- Born: 1813 Bath, Somerset, England
- Died: 26 June 1853 (aged 39–40) Pera, near Constantinople
- Other names: Willes Maddox
- Occupation: painter
- Known for: painted several sacred pictures
- Notable work: The Annunciation, The Temptation, The Agony in the Garden

= Willis Maddox =

English painter

Willis or Willes Maddox (1813 – 26 June 1853) was an English painter.

== Life ==
Willis Maddox was born at Bath in 1813. In early life he was patronised by William Beckford the Younger of Fonthill, for whom he painted several sacred pictures, such as The Annunciation, The Temptation, The Agony in the Garden, and others.

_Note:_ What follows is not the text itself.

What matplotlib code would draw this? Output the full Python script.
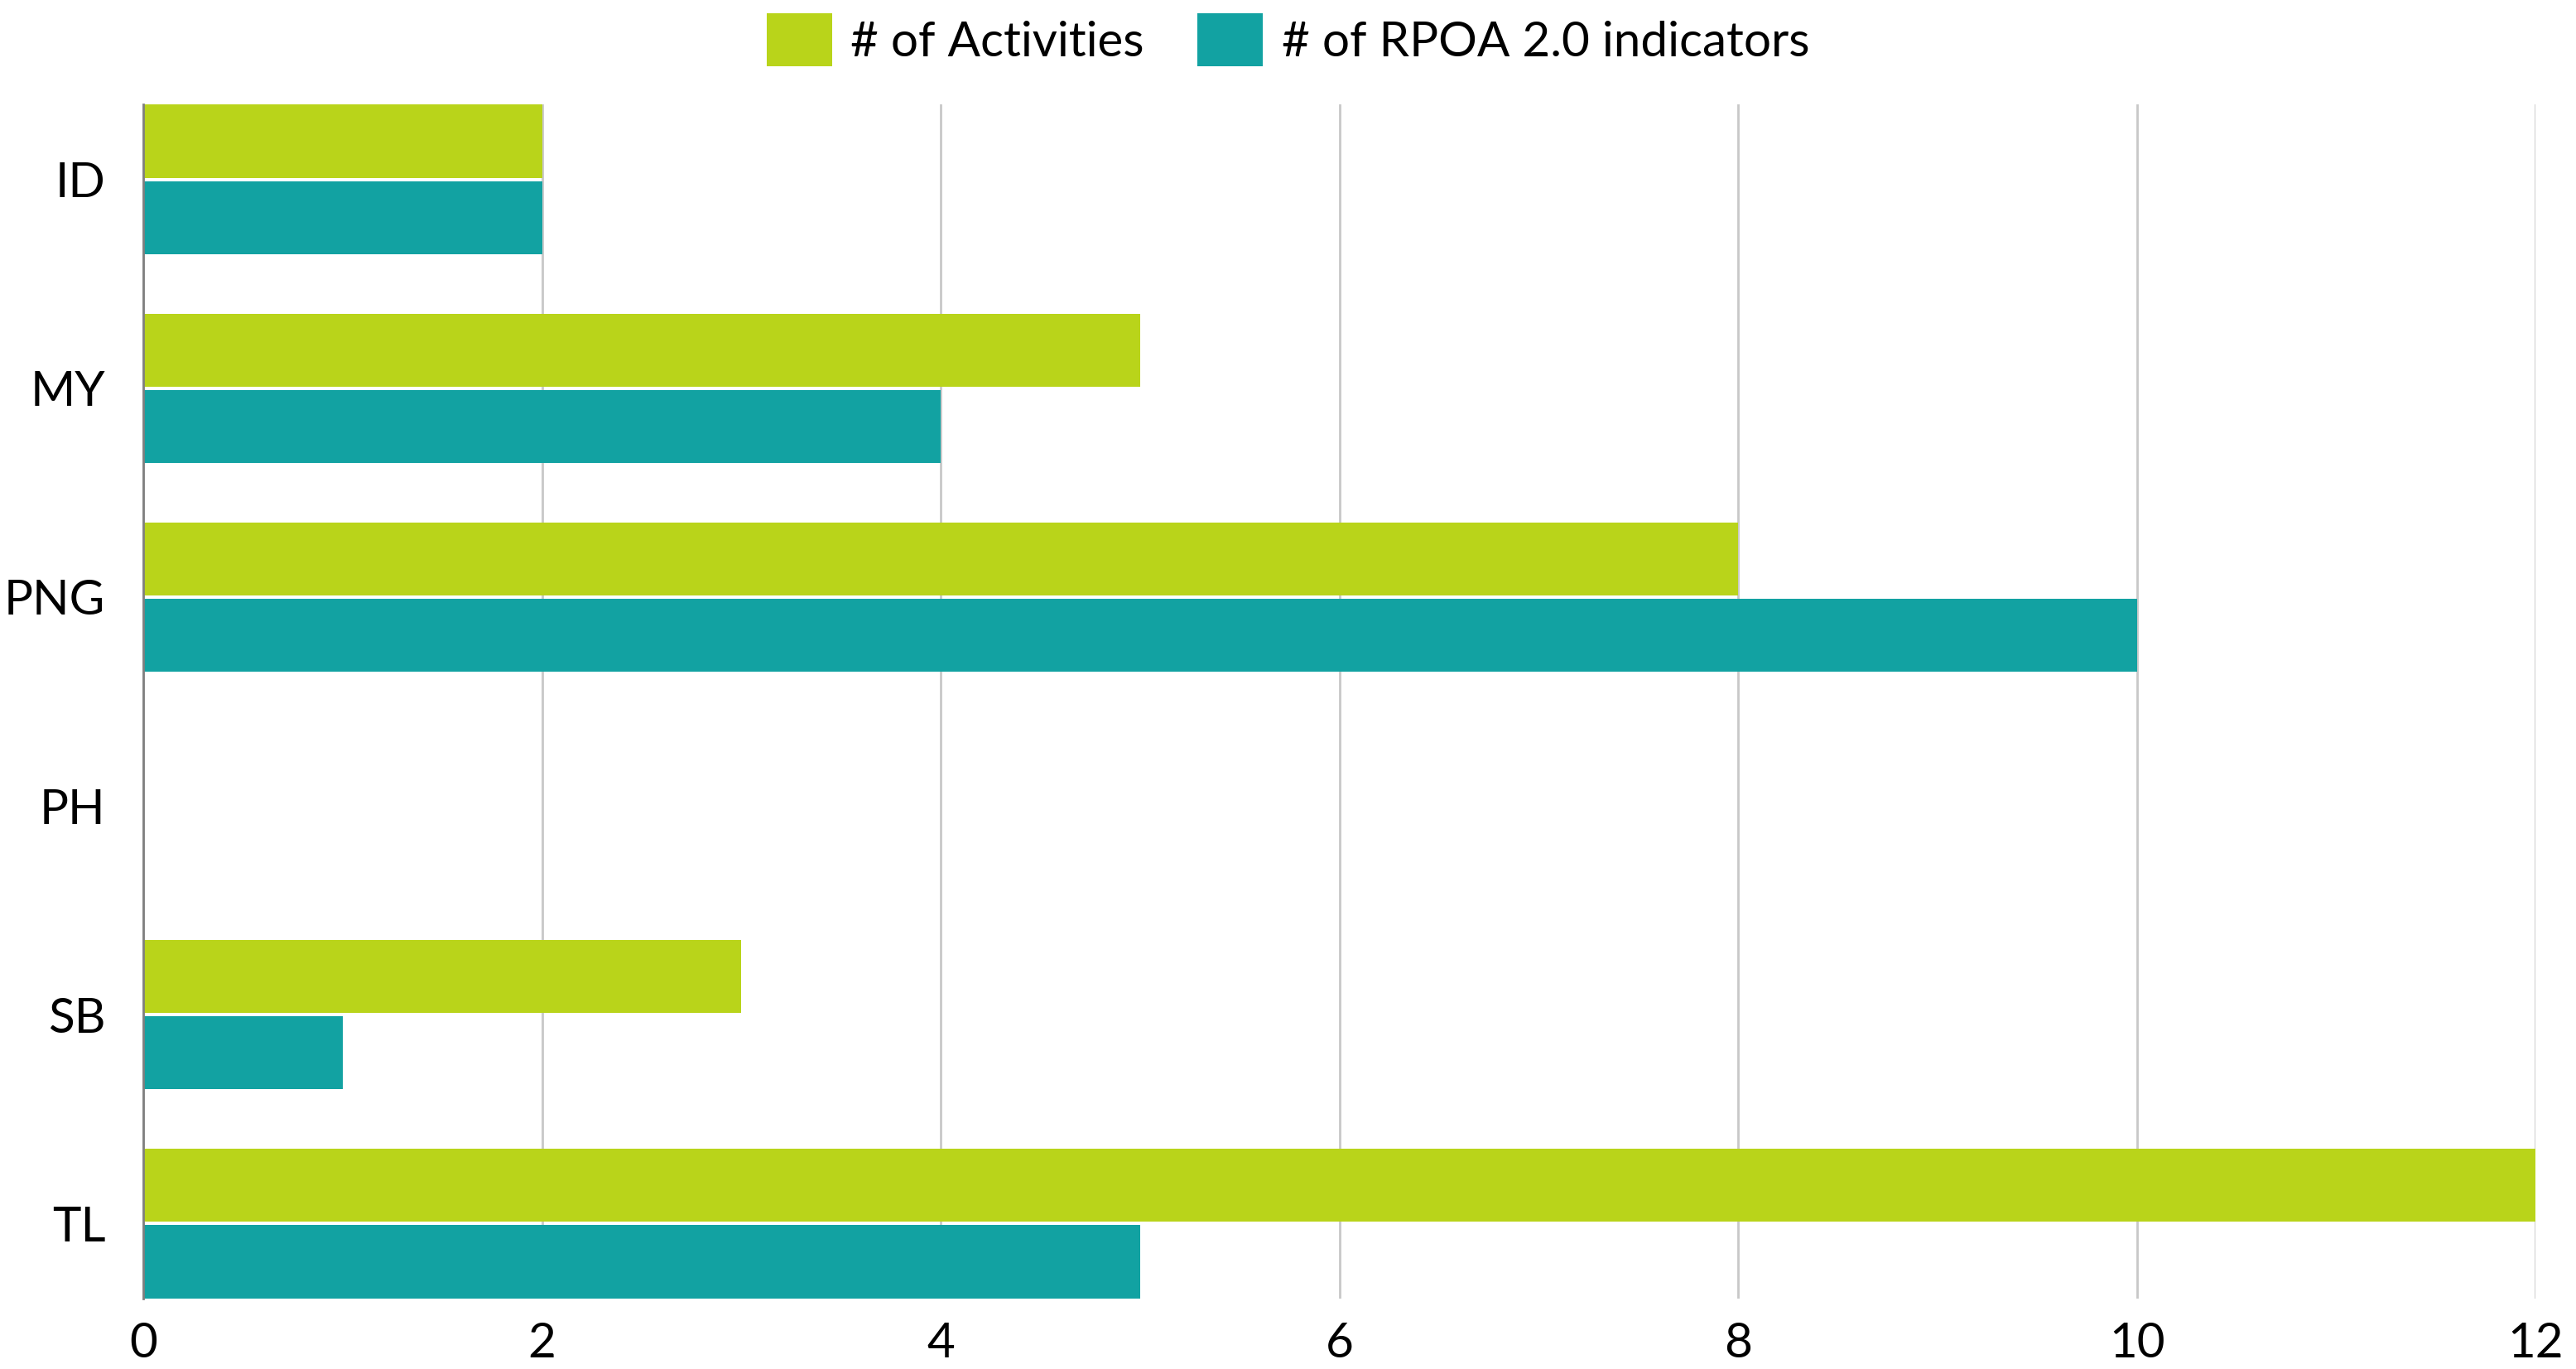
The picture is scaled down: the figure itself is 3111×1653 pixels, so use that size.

He exhibited for the first time at the Royal Academy in 1844, sending a painting of a piece of still life which passed into Beckford's collection. In 1847 he exhibited his first important picture, Naomi, Ruth, and Orpah; in 1849 he sent a portrait of Halil Aga Riskalla, and in 1850, one of the Turkish ambassadors, Mehemet Ali. In 1852 he sent Aina Tellet, or the Light of the Mirror, and a portrait of the Duke of Hamilton. Owing to his success in painting the portraits of distinguished Turks, Maddox was invited to Constantinople to paint the Sultan, for whom he executed several portraits. He died of fever at Pera, near Constantinople, on 26 June 1853. Maddox painted several good portraits, of which there are many examples at Bath and at Bristol.